# Stated task:
Without the pictures, print the lines running from the beginning of the material to the line containing "const data = categories.map((c, i)", both ends included.

# Data block:
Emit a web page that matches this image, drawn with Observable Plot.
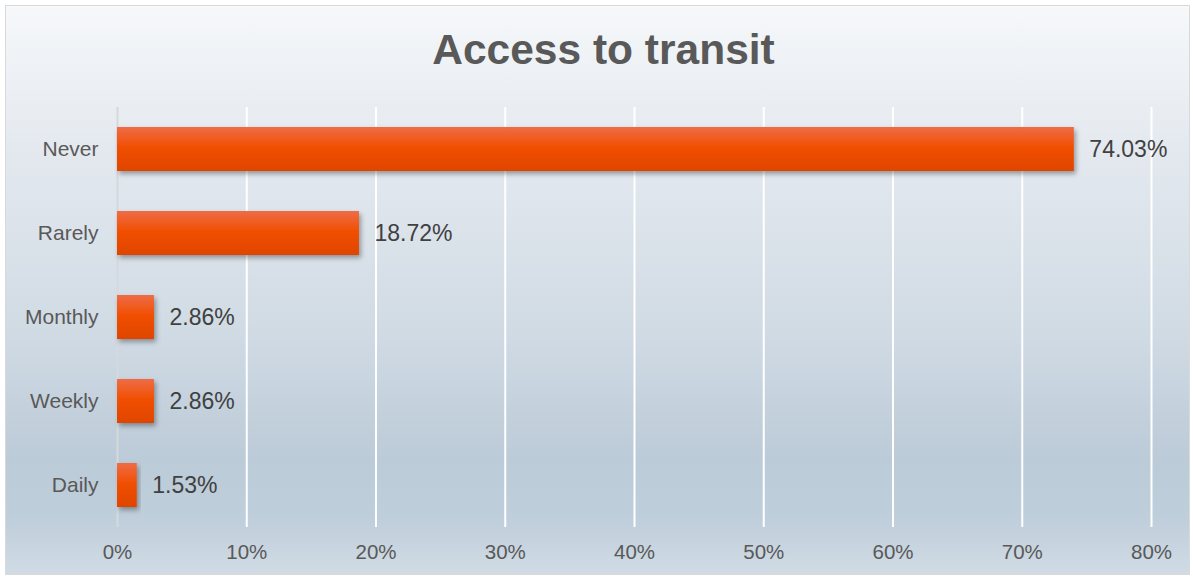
<!DOCTYPE html>
<html>
<head>
<meta charset="utf-8">
<script src="https://cdn.jsdelivr.net/npm/d3@7"></script>
<script src="https://cdn.jsdelivr.net/npm/@observablehq/plot@0.6"></script>
<style>
  html, body { margin: 0; padding: 0; background: #ffffff; }
  #page { position: relative; width: 1193px; height: 578px; overflow: hidden; font-family: "Liberation Sans", Arial, sans-serif; }
  #frame { position: absolute; left: 5px; top: 5px; width: 1185px; height: 570px; box-sizing: border-box;
    border: 1px solid #d9d9d9;
    background: linear-gradient(to bottom, #f6f8fa 0%, #e4e9ef 25%, #d2dce5 55%, #bccbd8 80%, #bfcedb 90%, #d0dbe4 100%); }
  #title { position: absolute; left: 7px; top: 26px; width: 1193px; text-align: center; font-size: 42.5px; font-weight: bold; color: #595959; line-height: 48px; }
  #chart { position: absolute; left: 0; top: 85px; }
</style>
</head>
<body>
<div id="page">
  <div id="frame"></div>
  <div id="title">Access to transit</div>
  <div id="chart"></div>
</div>
<script>
const categories = ["Never", "Rarely", "Monthly", "Weekly", "Daily"];
const values = [74.03, 18.72, 2.86, 2.86, 1.53];
const labels = ["74.03%", "18.72%", "2.86%", "2.86%", "1.53%"];
const xTicks = [0, 10, 20, 30, 40, 50, 60, 70, 80];
const xTickLabels = ["0%", "10%", "20%", "30%", "40%", "50%", "60%", "70%", "80%"];

const data = categories.map((c, i) => ({category: c, value: values[i], label: labels[i]}));

const plot = Plot.plot({
  width: 1193,
  height: 487,
  marginLeft: 117,
  marginRight: 42,
  marginTop: 22,
  marginBottom: 45,
  style: {background: "transparent", fontFamily: "\"Liberation Sans\", Arial, sans-serif", color: "#595959", overflow: "visible"},
  x: {domain: [0, 80], label: null},
  y: {domain: categories, paddingInner: 0.48, paddingOuter: 0.24, label: null},
  marks: [
    Plot.ruleX(xTicks.filter(d => d > 0), {stroke: "#ffffff", strokeWidth: 2, strokeOpacity: 1}),
    Plot.ruleX([0], {stroke: "#d4d9de", strokeWidth: 2}),
    Plot.barX(data, {y: "category", x: "value", fill: "url(#barGrad)", className: "bars"}),
    Plot.text(data, {y: "category", x: "value", text: "label", textAnchor: "start", dx: 15, fontSize: 23, fill: "#404040"}),
    Plot.axisX({ticks: xTicks, tickFormat: (d) => xTickLabels[xTicks.indexOf(d)], tickSize: 0, tickPadding: 17, fontSize: 20.5, fill: "#595959", label: null}),
    Plot.axisY({tickSize: 0, tickPadding: 19, fontSize: 21, fill: "#595959", label: null})
  ]
});

const svg = d3.select(plot);
const defs = svg.insert("defs", ":first-child");
const g = defs.append("linearGradient").attr("id", "barGrad").attr("x1", 0).attr("y1", 0).attr("x2", 0).attr("y2", 1);
g.append("stop").attr("offset", "0%").attr("stop-color", "#ee6c46");
g.append("stop").attr("offset", "45%").attr("stop-color", "#f15004");
g.append("stop").attr("offset", "100%").attr("stop-color", "#df4500");
const f = defs.append("filter").attr("id", "shadow").attr("x", "-10%").attr("y", "-20%").attr("width", "130%").attr("height", "160%");
f.append("feDropShadow").attr("dx", 2).attr("dy", 3).attr("stdDeviation", 2.5).attr("flood-color", "#000000").attr("flood-opacity", 0.35);
svg.selectAll(".bars rect").attr("filter", "url(#shadow)");

document.getElementById("chart").appendChild(plot);
</script>
</body>
</html>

# Exercise solution:
Emit a web page that matches this image, drawn with Observable Plot.
<!DOCTYPE html>
<html>
<head>
<meta charset="utf-8">
<script src="https://cdn.jsdelivr.net/npm/d3@7"></script>
<script src="https://cdn.jsdelivr.net/npm/@observablehq/plot@0.6"></script>
<style>
  html, body { margin: 0; padding: 0; background: #ffffff; }
  #page { position: relative; width: 1193px; height: 578px; overflow: hidden; font-family: "Liberation Sans", Arial, sans-serif; }
  #frame { position: absolute; left: 5px; top: 5px; width: 1185px; height: 570px; box-sizing: border-box;
    border: 1px solid #d9d9d9;
    background: linear-gradient(to bottom, #f6f8fa 0%, #e4e9ef 25%, #d2dce5 55%, #bccbd8 80%, #bfcedb 90%, #d0dbe4 100%); }
  #title { position: absolute; left: 7px; top: 26px; width: 1193px; text-align: center; font-size: 42.5px; font-weight: bold; color: #595959; line-height: 48px; }
  #chart { position: absolute; left: 0; top: 85px; }
</style>
</head>
<body>
<div id="page">
  <div id="frame"></div>
  <div id="title">Access to transit</div>
  <div id="chart"></div>
</div>
<script>
const categories = ["Never", "Rarely", "Monthly", "Weekly", "Daily"];
const values = [74.03, 18.72, 2.86, 2.86, 1.53];
const labels = ["74.03%", "18.72%", "2.86%", "2.86%", "1.53%"];
const xTicks = [0, 10, 20, 30, 40, 50, 60, 70, 80];
const xTickLabels = ["0%", "10%", "20%", "30%", "40%", "50%", "60%", "70%", "80%"];

const data = categories.map((c, i) => ({category: c, value: values[i], label: labels[i]}));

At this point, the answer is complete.